> EXERCISE TASK
Starting at the first line of the data, please print exactly those lines through the one that holds "3.63, 3.10, 2.25, 1.36, 0.74, 0.30, -0.05, -0.34, -0.23]", omitting every picture.

> DATA LINES
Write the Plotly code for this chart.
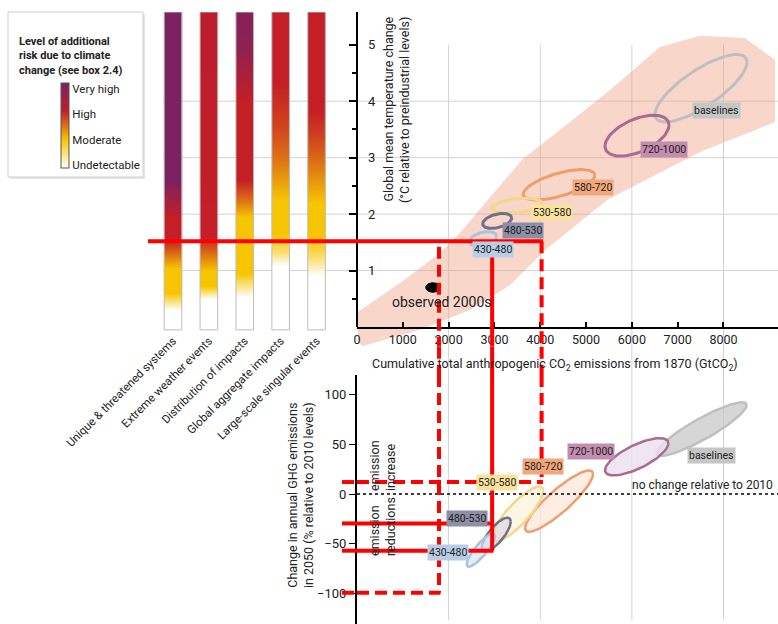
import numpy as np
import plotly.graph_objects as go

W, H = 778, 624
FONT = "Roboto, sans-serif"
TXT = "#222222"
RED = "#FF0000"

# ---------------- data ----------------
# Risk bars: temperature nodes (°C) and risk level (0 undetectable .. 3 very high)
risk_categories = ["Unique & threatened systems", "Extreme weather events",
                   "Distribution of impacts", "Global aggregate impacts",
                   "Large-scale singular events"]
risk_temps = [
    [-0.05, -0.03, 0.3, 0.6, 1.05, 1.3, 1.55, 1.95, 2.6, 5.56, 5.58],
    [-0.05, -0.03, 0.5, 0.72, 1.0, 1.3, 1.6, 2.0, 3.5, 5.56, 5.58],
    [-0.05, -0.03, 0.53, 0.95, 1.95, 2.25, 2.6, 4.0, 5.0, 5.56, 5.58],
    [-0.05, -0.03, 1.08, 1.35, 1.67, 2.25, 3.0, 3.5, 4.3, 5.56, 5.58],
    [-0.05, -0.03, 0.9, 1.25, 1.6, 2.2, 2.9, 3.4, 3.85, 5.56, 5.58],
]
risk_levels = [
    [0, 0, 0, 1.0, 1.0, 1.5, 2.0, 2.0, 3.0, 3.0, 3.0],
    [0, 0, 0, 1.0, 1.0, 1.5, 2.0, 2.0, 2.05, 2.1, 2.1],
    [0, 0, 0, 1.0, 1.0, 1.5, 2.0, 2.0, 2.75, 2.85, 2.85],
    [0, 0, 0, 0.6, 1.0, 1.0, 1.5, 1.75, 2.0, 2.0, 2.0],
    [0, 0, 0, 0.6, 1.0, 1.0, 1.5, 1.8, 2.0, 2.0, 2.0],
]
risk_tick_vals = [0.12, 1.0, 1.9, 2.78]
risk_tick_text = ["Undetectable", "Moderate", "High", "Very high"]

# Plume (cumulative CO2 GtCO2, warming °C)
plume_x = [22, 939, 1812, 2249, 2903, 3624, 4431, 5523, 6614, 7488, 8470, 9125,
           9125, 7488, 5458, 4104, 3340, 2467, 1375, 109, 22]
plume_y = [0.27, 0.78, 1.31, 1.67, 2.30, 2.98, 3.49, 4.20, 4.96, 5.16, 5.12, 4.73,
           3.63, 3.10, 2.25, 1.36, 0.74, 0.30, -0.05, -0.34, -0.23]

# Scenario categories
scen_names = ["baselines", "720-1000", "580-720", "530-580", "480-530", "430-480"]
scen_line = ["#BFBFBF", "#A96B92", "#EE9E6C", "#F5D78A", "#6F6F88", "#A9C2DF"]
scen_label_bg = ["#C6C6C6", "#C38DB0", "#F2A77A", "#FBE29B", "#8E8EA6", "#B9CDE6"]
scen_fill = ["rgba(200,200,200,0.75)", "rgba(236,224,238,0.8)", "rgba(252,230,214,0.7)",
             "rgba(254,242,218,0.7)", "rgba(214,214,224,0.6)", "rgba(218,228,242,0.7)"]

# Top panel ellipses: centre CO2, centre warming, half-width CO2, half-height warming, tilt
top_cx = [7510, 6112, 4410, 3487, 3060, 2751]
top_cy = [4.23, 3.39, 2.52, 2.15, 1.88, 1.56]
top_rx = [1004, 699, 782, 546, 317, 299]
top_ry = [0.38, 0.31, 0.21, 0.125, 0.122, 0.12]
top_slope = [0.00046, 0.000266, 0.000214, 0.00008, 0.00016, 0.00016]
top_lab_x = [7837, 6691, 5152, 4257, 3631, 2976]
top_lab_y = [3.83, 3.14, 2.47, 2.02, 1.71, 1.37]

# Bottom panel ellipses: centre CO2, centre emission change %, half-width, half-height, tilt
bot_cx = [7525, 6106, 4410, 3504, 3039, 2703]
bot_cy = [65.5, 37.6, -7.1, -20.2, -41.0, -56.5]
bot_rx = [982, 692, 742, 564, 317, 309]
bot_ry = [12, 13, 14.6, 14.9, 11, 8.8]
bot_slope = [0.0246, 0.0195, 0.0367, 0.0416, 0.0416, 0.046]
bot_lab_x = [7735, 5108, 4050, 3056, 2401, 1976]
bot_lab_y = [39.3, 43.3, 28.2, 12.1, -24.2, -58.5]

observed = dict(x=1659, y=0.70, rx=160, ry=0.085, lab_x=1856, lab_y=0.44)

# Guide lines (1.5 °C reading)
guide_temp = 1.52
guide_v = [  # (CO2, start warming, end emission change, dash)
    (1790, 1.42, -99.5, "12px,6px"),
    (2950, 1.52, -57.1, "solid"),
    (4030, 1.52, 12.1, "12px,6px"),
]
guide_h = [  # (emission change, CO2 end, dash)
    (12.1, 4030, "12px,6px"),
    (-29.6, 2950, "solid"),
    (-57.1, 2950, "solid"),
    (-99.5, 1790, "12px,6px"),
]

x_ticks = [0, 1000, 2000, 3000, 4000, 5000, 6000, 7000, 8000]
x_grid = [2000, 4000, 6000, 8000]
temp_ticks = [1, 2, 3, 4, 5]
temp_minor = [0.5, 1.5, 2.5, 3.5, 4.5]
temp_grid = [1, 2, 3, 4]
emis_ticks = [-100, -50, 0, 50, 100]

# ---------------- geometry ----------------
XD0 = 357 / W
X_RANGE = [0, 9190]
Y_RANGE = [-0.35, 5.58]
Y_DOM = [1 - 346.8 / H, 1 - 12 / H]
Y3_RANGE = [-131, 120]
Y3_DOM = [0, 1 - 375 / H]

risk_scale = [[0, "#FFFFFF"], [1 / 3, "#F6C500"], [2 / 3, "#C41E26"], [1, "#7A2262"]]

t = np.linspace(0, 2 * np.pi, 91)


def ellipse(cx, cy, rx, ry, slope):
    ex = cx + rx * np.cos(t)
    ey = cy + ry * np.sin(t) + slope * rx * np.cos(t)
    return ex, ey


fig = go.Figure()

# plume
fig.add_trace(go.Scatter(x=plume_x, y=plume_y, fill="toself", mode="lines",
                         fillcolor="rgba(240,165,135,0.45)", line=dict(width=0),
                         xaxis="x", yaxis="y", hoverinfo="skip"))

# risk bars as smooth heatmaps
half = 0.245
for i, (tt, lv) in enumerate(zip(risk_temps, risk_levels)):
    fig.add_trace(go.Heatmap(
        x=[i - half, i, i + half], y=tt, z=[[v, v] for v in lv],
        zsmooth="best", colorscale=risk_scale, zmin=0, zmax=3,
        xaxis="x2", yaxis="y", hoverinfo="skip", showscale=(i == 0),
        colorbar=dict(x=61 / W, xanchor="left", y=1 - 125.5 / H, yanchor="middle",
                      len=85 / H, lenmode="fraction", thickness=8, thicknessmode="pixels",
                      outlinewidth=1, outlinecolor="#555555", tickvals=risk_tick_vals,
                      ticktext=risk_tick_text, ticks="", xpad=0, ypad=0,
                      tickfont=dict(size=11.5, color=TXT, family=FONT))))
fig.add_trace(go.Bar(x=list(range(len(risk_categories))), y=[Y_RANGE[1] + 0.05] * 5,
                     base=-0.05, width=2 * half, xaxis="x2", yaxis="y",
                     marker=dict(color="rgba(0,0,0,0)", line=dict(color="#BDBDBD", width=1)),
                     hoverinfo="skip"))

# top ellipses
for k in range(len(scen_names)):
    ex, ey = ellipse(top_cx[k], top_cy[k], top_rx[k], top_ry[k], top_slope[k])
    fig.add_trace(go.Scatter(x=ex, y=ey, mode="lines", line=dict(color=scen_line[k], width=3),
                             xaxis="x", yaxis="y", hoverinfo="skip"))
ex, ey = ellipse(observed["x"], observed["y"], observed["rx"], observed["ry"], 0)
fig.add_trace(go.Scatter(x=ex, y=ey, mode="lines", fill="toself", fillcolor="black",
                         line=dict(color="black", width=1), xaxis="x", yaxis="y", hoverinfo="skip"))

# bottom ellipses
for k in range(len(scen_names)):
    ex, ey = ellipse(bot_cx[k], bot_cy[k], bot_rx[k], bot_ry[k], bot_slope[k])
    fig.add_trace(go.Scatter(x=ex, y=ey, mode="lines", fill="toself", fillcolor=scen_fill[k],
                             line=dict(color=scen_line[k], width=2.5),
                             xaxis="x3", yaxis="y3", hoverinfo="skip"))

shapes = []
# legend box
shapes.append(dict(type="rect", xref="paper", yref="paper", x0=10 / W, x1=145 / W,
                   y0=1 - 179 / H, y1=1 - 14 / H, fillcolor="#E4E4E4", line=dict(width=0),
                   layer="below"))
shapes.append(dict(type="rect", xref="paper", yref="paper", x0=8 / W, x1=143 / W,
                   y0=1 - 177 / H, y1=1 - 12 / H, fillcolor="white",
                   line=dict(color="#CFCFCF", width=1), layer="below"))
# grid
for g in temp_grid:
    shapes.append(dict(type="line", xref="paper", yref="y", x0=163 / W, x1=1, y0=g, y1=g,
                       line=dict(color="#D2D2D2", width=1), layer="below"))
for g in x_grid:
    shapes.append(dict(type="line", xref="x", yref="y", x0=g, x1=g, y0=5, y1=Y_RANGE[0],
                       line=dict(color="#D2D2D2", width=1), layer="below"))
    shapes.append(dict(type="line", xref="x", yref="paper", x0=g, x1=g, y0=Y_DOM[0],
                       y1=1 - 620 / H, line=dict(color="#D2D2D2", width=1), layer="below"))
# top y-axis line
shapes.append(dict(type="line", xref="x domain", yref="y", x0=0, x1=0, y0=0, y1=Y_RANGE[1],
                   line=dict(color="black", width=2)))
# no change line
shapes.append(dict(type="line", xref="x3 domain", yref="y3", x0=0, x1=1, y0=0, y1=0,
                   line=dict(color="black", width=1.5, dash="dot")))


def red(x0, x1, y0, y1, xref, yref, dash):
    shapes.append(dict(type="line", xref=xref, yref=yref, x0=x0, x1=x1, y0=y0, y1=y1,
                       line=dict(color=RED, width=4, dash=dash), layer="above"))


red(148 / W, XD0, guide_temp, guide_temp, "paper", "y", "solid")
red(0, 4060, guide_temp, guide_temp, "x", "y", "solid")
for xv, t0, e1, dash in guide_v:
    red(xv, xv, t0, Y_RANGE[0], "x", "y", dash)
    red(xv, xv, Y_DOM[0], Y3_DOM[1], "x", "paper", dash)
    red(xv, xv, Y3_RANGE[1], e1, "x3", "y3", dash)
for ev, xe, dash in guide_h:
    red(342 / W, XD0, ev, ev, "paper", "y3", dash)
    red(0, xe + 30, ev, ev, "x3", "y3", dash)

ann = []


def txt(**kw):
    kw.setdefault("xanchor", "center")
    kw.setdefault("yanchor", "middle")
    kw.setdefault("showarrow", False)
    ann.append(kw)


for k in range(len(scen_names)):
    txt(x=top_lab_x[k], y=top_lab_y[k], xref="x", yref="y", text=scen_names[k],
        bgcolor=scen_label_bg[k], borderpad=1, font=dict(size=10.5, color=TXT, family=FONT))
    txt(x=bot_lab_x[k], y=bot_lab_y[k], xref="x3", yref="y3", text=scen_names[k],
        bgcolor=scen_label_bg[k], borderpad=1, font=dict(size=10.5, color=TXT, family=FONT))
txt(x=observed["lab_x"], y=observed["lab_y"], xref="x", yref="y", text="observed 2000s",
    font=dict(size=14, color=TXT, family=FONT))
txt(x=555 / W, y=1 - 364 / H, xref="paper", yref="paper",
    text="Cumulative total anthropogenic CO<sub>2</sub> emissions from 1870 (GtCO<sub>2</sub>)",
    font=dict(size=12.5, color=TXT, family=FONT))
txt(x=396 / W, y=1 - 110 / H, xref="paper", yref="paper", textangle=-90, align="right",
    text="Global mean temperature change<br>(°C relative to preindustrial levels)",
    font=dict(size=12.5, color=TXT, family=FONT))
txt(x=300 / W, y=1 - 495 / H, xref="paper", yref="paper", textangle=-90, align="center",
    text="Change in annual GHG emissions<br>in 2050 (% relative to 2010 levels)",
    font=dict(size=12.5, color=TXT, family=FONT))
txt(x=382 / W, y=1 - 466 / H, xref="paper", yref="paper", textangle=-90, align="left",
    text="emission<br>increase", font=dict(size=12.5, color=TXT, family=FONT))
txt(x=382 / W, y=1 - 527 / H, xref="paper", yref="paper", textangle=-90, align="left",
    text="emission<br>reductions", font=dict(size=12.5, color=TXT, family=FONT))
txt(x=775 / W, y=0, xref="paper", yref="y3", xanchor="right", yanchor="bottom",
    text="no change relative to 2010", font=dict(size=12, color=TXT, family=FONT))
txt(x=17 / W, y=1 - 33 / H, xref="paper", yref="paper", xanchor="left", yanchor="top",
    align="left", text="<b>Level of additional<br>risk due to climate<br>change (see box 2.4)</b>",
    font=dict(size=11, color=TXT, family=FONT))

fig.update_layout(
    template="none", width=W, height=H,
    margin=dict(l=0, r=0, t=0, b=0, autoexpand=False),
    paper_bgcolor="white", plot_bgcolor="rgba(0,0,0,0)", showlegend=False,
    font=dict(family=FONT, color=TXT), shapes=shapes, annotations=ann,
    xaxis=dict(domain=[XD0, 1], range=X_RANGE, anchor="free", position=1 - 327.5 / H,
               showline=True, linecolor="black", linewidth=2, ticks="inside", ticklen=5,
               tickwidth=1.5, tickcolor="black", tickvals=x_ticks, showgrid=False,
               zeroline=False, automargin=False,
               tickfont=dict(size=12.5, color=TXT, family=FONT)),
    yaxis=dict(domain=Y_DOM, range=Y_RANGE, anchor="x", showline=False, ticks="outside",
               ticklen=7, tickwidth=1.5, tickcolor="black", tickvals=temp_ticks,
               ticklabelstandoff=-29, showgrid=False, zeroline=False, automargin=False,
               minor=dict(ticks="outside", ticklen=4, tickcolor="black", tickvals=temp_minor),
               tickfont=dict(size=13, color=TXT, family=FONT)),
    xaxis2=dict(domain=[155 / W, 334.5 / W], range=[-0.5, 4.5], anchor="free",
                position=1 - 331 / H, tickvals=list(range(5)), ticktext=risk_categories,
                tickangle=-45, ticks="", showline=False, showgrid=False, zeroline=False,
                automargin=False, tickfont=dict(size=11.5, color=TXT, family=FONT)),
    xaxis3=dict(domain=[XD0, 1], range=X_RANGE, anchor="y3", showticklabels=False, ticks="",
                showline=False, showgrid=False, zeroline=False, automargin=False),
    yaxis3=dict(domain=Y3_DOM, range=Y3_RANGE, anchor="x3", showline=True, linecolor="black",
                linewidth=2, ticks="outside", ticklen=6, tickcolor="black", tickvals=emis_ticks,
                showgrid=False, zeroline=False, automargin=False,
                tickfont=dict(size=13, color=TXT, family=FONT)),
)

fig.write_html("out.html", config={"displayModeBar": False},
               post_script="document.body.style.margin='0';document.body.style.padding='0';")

> SOLUTION FOR THIS EXERCISE
Write the Plotly code for this chart.
import numpy as np
import plotly.graph_objects as go

W, H = 778, 624
FONT = "Roboto, sans-serif"
TXT = "#222222"
RED = "#FF0000"

# ---------------- data ----------------
# Risk bars: temperature nodes (°C) and risk level (0 undetectable .. 3 very high)
risk_categories = ["Unique & threatened systems", "Extreme weather events",
                   "Distribution of impacts", "Global aggregate impacts",
                   "Large-scale singular events"]
risk_temps = [
    [-0.05, -0.03, 0.3, 0.6, 1.05, 1.3, 1.55, 1.95, 2.6, 5.56, 5.58],
    [-0.05, -0.03, 0.5, 0.72, 1.0, 1.3, 1.6, 2.0, 3.5, 5.56, 5.58],
    [-0.05, -0.03, 0.53, 0.95, 1.95, 2.25, 2.6, 4.0, 5.0, 5.56, 5.58],
    [-0.05, -0.03, 1.08, 1.35, 1.67, 2.25, 3.0, 3.5, 4.3, 5.56, 5.58],
    [-0.05, -0.03, 0.9, 1.25, 1.6, 2.2, 2.9, 3.4, 3.85, 5.56, 5.58],
]
risk_levels = [
    [0, 0, 0, 1.0, 1.0, 1.5, 2.0, 2.0, 3.0, 3.0, 3.0],
    [0, 0, 0, 1.0, 1.0, 1.5, 2.0, 2.0, 2.05, 2.1, 2.1],
    [0, 0, 0, 1.0, 1.0, 1.5, 2.0, 2.0, 2.75, 2.85, 2.85],
    [0, 0, 0, 0.6, 1.0, 1.0, 1.5, 1.75, 2.0, 2.0, 2.0],
    [0, 0, 0, 0.6, 1.0, 1.0, 1.5, 1.8, 2.0, 2.0, 2.0],
]
risk_tick_vals = [0.12, 1.0, 1.9, 2.78]
risk_tick_text = ["Undetectable", "Moderate", "High", "Very high"]

# Plume (cumulative CO2 GtCO2, warming °C)
plume_x = [22, 939, 1812, 2249, 2903, 3624, 4431, 5523, 6614, 7488, 8470, 9125,
           9125, 7488, 5458, 4104, 3340, 2467, 1375, 109, 22]
plume_y = [0.27, 0.78, 1.31, 1.67, 2.30, 2.98, 3.49, 4.20, 4.96, 5.16, 5.12, 4.73,
           3.63, 3.10, 2.25, 1.36, 0.74, 0.30, -0.05, -0.34, -0.23]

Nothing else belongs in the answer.